Take each line containing the word "this" and copy it.
%%
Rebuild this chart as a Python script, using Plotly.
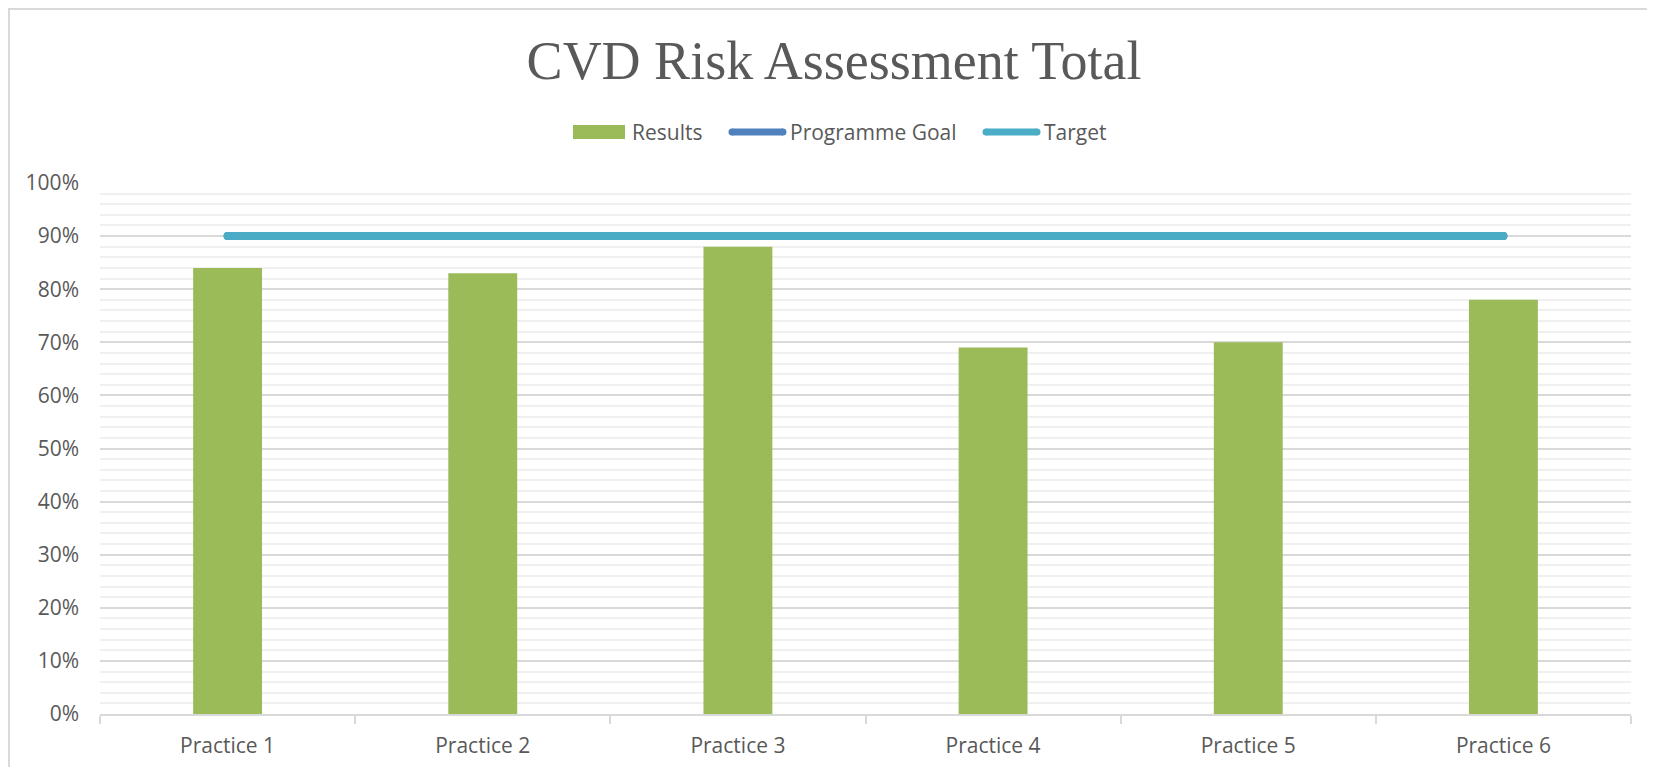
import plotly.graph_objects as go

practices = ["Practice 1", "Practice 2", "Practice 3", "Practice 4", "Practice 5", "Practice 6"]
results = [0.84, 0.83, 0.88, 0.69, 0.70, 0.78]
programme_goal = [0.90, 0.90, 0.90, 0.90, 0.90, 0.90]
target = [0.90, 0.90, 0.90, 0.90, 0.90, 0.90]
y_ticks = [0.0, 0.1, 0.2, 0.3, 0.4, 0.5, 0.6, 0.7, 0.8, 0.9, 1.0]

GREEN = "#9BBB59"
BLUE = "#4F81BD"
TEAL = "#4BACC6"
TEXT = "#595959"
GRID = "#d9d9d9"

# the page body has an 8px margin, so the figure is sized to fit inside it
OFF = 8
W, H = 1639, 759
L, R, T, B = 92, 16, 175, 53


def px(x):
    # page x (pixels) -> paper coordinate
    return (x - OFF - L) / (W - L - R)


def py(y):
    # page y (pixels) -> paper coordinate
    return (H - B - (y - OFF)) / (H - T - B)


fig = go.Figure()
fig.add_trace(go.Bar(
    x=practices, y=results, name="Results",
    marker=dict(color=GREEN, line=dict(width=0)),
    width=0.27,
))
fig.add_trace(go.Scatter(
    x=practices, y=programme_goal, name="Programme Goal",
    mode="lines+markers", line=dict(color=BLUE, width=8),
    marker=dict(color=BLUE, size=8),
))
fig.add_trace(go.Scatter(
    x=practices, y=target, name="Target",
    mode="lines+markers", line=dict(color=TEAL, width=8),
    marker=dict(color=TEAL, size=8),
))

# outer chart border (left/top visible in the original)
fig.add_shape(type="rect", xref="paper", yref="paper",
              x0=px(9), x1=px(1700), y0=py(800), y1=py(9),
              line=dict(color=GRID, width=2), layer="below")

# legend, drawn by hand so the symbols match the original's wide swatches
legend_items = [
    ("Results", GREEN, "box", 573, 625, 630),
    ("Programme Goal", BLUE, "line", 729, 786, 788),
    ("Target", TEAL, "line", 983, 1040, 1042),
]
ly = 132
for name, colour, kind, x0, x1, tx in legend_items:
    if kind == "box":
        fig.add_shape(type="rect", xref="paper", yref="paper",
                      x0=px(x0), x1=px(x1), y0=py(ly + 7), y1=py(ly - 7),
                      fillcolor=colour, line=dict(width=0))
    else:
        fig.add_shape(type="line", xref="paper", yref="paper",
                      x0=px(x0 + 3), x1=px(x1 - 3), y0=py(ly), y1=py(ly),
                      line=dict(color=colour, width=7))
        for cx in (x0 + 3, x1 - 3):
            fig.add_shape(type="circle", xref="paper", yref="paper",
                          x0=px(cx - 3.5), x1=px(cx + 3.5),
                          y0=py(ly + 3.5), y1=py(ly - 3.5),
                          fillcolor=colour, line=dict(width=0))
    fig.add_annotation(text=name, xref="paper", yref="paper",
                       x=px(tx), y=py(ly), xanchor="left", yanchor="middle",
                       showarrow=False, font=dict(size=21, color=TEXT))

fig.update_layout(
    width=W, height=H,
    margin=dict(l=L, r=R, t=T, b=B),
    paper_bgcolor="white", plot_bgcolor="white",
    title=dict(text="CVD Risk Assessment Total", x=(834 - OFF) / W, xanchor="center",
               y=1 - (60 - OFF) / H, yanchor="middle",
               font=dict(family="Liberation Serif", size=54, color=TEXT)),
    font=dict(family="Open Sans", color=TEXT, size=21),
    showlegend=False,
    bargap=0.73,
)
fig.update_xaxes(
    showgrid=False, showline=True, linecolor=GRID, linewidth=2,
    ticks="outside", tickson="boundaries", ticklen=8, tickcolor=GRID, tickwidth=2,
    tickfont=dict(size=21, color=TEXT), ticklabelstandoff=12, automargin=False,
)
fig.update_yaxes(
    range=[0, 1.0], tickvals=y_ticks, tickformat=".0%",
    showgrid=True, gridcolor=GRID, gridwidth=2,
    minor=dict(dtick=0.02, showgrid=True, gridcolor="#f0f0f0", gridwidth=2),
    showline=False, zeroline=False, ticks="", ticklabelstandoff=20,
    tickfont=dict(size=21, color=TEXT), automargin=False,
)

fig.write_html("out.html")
%%
%%
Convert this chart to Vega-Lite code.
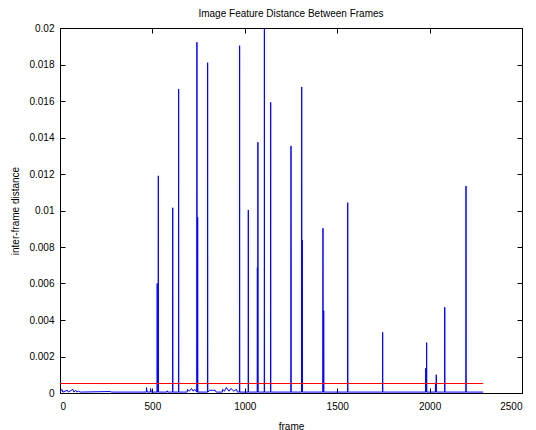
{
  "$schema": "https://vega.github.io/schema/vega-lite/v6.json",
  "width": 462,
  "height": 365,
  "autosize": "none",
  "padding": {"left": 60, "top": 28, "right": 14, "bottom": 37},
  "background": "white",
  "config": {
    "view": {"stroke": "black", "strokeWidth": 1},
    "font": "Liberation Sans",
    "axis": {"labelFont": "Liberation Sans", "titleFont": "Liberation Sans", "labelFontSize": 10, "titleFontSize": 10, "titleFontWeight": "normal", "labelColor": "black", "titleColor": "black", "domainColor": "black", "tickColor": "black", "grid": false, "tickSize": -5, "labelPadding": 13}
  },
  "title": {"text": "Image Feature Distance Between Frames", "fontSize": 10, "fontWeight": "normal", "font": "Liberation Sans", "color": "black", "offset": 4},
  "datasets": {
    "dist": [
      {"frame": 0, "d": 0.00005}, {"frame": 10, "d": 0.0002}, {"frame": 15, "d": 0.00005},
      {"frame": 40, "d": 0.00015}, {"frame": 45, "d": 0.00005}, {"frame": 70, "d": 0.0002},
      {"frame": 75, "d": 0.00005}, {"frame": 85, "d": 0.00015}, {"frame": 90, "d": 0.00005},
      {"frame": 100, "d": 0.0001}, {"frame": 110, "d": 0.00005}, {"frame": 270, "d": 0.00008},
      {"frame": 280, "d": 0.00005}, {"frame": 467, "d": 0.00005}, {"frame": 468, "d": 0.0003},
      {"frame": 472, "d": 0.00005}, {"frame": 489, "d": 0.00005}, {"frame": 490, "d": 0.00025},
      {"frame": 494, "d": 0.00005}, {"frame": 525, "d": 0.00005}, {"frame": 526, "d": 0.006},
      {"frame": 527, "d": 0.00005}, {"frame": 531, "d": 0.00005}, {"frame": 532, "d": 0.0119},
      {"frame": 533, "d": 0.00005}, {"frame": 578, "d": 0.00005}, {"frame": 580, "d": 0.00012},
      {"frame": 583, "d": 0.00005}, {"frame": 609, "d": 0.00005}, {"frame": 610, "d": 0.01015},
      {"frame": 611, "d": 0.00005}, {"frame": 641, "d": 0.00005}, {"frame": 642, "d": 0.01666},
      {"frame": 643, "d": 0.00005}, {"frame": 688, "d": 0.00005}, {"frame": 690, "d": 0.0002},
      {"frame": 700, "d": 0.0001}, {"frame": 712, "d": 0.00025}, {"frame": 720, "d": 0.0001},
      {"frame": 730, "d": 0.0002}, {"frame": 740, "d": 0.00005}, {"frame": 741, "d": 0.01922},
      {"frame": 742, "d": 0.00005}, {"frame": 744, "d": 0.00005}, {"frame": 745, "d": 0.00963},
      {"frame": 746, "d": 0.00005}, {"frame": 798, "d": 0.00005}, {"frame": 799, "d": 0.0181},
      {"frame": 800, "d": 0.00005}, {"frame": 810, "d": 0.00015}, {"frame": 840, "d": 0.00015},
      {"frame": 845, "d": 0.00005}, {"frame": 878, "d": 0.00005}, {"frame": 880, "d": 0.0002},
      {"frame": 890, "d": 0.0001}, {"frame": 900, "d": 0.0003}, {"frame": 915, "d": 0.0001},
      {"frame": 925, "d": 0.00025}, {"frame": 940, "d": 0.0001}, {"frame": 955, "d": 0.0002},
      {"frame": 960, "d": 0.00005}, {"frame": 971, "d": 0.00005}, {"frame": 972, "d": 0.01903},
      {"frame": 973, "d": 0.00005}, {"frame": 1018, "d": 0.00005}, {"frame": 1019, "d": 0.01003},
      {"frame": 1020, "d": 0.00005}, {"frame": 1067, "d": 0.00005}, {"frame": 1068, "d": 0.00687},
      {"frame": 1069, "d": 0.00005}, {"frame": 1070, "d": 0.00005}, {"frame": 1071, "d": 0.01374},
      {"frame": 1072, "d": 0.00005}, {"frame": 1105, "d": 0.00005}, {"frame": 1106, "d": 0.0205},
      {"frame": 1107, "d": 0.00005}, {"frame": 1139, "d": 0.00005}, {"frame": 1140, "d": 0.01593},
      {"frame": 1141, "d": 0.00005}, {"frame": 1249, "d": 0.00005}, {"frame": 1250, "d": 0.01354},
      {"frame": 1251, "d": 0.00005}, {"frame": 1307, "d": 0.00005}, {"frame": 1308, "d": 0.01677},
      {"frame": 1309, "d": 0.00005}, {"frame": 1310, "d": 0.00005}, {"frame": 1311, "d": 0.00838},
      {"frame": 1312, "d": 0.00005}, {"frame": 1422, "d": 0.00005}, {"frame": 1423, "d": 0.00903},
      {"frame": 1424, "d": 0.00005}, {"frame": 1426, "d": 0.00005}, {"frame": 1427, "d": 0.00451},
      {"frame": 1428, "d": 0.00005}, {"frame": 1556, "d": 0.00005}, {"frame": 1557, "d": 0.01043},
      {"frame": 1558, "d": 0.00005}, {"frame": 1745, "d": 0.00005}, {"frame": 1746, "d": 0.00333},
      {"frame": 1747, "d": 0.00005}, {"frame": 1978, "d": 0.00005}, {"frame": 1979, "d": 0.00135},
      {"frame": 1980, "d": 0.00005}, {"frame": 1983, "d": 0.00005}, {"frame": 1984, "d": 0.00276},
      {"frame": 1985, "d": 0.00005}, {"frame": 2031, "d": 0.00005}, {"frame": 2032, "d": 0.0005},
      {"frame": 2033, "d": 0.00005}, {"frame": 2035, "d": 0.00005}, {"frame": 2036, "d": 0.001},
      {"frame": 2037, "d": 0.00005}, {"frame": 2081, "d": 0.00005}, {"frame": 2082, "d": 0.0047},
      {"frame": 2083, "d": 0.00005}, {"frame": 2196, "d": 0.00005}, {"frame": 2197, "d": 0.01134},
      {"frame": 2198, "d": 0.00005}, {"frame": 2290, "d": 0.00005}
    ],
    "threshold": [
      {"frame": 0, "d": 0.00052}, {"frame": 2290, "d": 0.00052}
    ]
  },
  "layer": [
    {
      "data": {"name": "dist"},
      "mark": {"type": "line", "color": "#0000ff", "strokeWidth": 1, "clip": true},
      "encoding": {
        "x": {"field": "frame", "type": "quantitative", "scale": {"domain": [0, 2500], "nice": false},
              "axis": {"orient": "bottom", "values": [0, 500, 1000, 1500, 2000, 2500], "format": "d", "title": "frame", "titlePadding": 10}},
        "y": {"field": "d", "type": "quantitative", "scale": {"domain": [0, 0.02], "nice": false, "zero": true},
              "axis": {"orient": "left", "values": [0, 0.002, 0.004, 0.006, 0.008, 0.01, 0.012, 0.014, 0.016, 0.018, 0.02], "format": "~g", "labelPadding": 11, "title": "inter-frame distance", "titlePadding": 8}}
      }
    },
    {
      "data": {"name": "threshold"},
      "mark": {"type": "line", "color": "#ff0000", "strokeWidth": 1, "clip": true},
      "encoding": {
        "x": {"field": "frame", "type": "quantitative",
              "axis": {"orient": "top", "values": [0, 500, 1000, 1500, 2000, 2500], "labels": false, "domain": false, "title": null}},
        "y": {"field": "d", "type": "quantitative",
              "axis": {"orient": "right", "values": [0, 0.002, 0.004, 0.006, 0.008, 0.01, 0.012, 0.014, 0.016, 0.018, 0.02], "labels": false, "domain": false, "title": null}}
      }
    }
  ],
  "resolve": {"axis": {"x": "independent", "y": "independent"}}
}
%%
Written reply:
Rebuild this chart as a Python script, using Plotly.
Convert this chart to Vega-Lite code.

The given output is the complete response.